There is no separate async upload, task polling, or result download flow in the Cartesia plugin.

Sources: Cartesia batch Speech-to-Text

Text-to-Speech

The plugin uses Cartesia’s /tts/bytes endpoint with sonic-3.5 and requests raw pcm_s16le audio at 44.1 kHz for playback.

SettingWhat it controls
Text-to-Speech VoiceSelects a voice from Cartesia’s voice list after the plugin refreshes available voices.
RefreshFetches up to 100 Cartesia voices available to your account and stores the fetched list locally.
Custom Voice IDLets you paste a voice ID manually when the voice is not in the fetched list yet.
LanguageTypeWhisper passes a TTS language when the request or selected voice provides one that Cartesia supports.

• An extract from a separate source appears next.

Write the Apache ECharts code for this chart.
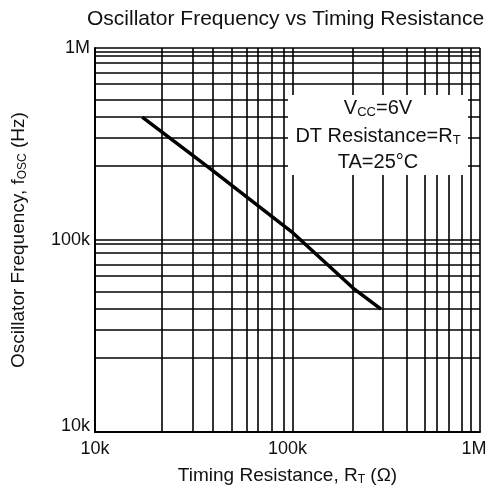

Sources: Cartesia Text-to-Speech Bytes, Cartesia Sonic 3.5

Configuration

  • API Key - Paste a standard Cartesia API key. TypeWhisper validates it against Cartesia’s voices endpoint and stores it through plugin secret storage.
  • Remove - Clears the stored Cartesia API key from TypeWhisper.
  • Spoken Language - Select the source audio language for STT.
  • Text-to-Speech Voice - Pick a fetched Cartesia voice or use the built-in default voice.
  • Refresh - Fetches the current Cartesia voice list available to your account.
  • Custom Voice ID - Uses a manually pasted Cartesia voice ID for TTS.

Setup

  1. Create a Cartesia account and generate a standard API key.
  2. Open TypeWhisper Settings > Plugins.
  3. Find Cartesia and click Configure.
  4. Paste the API key and wait for validation.
  5. Choose the Spoken Language that matches your source audio.
  6. Click Refresh if you want TypeWhisper to fetch the voices available to your Cartesia account.
  7. Select a Text-to-Speech Voice or paste a Custom Voice ID.
  8. Select Cartesia as your transcription or text-to-speech provider in Settings or in a profile.

Notes

  • The plugin is cloud-only and sends audio or text to Cartesia; use a local engine when content must stay on device.
  • Cartesia rate limits, billing, and available voices are controlled by your Cartesia account.
  • The public 1.0.0 release requires TypeWhisper host version 1.4.0 or newer, SDK compatibility v1, and macOS 14.0 or newer.